**Aim**
Show all lines from the data that include the word "with".

**Given data**
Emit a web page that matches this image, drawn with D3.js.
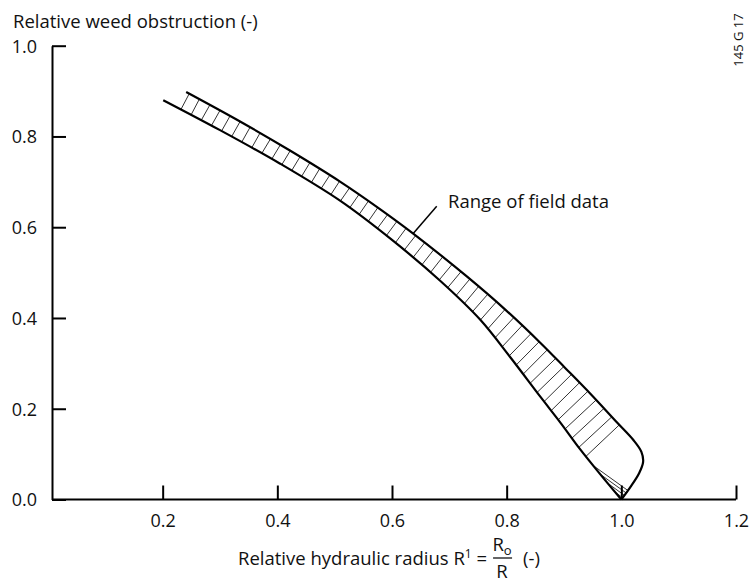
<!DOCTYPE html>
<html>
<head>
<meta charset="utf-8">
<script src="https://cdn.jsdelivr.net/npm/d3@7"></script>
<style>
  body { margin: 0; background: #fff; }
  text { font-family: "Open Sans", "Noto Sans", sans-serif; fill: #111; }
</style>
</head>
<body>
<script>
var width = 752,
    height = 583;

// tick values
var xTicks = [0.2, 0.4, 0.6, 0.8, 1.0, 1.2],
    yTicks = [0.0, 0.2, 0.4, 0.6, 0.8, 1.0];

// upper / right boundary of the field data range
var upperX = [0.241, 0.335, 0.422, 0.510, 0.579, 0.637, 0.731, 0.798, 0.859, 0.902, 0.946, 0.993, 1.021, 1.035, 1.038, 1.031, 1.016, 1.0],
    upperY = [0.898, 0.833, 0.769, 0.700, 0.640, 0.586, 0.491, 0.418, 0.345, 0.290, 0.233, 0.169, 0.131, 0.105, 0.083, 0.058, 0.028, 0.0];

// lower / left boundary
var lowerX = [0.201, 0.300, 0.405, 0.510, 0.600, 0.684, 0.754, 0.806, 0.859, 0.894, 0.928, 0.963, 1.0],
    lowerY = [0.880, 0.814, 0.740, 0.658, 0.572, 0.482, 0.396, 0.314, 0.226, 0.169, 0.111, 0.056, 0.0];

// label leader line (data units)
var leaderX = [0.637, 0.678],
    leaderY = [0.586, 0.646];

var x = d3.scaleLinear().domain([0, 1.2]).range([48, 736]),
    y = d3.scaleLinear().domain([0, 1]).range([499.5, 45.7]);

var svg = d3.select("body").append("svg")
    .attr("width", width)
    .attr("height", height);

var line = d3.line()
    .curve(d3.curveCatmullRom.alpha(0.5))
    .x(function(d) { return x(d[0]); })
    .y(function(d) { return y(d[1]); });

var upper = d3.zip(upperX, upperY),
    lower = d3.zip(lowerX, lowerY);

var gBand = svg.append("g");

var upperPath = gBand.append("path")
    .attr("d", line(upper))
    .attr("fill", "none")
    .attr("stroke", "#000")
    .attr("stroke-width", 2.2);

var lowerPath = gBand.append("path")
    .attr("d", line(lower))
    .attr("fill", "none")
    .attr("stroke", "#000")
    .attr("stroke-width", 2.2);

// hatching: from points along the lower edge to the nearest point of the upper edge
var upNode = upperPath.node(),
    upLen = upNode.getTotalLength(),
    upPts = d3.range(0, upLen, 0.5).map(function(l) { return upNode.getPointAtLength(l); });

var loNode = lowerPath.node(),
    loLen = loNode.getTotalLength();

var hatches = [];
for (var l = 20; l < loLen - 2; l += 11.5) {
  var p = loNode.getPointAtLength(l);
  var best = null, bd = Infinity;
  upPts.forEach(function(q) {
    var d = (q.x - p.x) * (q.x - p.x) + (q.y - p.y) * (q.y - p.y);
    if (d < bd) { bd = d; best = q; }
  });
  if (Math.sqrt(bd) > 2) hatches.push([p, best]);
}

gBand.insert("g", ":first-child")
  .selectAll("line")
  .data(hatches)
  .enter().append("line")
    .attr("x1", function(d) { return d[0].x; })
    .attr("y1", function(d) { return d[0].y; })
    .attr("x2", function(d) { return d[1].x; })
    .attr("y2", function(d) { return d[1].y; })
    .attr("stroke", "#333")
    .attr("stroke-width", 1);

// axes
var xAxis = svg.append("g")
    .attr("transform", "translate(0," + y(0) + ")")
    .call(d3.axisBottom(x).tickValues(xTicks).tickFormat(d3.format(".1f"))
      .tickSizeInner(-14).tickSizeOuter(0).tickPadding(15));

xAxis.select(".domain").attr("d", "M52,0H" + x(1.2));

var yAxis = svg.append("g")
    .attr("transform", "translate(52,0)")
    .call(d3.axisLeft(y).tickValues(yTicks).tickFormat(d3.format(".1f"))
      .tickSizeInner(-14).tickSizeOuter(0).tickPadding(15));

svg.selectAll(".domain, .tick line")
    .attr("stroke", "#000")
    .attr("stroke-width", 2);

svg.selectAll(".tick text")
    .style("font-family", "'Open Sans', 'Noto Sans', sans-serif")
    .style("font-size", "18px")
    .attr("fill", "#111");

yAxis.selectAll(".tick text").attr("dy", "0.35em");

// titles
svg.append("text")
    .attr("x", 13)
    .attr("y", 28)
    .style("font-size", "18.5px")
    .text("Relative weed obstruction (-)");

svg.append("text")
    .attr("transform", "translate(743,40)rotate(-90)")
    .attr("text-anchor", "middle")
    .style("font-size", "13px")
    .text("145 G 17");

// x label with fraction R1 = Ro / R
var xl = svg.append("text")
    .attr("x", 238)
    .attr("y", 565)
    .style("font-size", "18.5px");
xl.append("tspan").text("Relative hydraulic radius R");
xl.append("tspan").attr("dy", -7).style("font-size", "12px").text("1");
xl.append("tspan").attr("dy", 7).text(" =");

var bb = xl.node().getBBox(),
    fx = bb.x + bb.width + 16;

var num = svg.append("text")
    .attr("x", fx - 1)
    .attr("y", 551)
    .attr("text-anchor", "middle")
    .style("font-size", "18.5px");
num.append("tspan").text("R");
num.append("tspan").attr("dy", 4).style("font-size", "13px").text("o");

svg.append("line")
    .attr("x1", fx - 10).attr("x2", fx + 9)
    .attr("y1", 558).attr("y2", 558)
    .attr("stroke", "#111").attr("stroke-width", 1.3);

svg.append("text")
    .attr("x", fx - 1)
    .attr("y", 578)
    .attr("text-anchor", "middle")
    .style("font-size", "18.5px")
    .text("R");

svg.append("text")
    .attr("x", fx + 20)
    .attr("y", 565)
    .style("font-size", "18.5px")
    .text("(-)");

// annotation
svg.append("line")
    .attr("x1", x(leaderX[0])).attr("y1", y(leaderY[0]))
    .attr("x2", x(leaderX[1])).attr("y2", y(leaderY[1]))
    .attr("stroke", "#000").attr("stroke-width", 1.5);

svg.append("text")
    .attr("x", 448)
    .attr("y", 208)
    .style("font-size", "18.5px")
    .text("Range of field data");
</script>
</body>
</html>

**Response**
Emit a web page that matches this image, drawn with D3.js.
// x label with fraction R1 = Ro / R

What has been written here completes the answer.